──────── SUPPLIED MATERIAL ────────
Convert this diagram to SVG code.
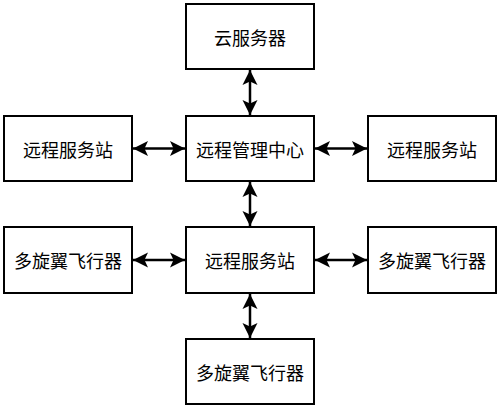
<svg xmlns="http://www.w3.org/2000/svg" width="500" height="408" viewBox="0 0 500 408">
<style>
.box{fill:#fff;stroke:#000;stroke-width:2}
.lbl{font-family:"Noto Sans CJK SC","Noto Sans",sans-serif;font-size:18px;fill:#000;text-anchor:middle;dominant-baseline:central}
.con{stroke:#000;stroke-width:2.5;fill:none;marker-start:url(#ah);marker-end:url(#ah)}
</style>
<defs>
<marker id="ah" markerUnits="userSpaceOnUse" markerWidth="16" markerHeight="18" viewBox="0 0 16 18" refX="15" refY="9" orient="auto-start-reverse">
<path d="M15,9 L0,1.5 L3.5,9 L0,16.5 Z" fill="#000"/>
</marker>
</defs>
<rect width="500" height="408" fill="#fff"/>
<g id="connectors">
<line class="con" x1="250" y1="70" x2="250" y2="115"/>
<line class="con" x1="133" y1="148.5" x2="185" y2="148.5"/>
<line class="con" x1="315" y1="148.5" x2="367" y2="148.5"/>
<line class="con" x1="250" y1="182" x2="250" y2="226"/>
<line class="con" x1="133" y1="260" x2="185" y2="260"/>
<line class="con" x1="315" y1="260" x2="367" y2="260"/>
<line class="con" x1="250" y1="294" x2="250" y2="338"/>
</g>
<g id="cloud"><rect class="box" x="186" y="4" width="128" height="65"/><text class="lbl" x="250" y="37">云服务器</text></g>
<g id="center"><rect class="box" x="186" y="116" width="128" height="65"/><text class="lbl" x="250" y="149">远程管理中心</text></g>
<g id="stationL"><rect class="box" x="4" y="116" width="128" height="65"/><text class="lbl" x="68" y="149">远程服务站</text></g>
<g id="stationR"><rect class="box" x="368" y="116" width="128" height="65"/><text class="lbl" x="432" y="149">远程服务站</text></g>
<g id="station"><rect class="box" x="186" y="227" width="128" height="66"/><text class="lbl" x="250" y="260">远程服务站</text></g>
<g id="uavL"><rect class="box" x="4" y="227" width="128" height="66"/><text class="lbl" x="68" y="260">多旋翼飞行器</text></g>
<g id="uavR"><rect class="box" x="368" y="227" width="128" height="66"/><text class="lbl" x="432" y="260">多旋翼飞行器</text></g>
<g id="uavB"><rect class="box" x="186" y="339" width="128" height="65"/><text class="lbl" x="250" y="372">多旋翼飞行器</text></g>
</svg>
────────
──────── SUPPLIED MATERIAL ────────
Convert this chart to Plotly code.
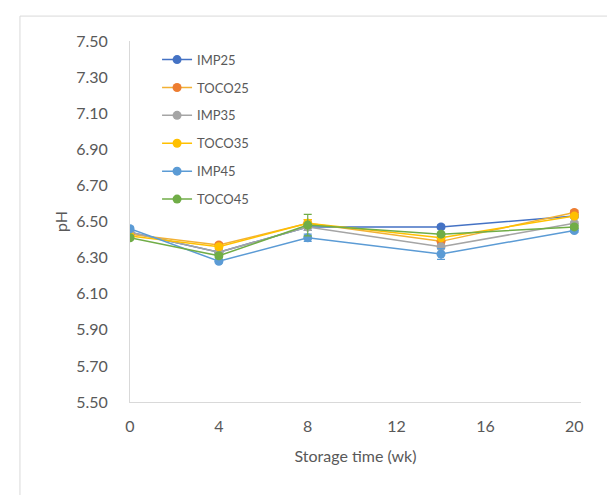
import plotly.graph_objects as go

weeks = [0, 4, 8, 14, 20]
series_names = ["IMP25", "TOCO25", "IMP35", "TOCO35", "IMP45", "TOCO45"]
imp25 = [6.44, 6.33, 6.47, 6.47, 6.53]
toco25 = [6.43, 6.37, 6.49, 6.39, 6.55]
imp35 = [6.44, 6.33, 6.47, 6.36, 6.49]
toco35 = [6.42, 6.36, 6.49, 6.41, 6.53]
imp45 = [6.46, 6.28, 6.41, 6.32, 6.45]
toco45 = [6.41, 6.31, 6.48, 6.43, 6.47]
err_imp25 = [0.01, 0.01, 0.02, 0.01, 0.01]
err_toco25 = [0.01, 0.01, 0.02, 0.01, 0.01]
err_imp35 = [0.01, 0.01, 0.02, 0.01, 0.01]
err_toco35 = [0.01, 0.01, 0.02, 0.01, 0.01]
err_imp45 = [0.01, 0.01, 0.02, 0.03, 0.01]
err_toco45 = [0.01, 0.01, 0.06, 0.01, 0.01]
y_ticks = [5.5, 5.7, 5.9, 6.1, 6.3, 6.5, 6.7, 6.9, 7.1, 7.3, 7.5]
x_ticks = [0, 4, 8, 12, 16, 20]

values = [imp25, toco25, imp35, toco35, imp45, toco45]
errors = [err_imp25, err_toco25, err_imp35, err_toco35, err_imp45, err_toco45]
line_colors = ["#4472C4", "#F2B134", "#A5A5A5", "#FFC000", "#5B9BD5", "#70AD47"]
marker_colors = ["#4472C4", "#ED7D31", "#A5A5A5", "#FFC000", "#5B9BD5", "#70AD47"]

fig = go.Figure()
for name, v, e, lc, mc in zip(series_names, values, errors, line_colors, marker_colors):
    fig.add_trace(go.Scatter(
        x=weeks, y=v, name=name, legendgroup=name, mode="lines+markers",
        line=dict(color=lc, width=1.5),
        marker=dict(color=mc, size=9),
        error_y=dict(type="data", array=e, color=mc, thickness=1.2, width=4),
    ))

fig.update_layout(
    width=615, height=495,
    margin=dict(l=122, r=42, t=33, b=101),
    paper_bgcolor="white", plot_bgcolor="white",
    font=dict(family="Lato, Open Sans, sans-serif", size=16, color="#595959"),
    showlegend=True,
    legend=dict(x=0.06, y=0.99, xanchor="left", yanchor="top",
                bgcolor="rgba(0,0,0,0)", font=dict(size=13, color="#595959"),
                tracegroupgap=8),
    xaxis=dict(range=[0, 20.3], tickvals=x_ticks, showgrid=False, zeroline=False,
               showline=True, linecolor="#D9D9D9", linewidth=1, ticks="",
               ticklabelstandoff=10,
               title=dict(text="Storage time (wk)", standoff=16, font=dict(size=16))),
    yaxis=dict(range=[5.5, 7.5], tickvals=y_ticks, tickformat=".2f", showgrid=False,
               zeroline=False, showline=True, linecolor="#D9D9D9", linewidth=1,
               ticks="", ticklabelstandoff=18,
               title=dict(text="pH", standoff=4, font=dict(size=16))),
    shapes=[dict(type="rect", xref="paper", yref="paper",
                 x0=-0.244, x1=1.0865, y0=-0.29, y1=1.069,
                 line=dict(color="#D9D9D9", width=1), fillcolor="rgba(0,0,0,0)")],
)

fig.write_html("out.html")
────────
**EXERCISE OBJECTIVE:** Identify each line in the entries with the word "Convert" and copy it.

**TASK RESULT:**
Convert this diagram to SVG code.
Convert this chart to Plotly code.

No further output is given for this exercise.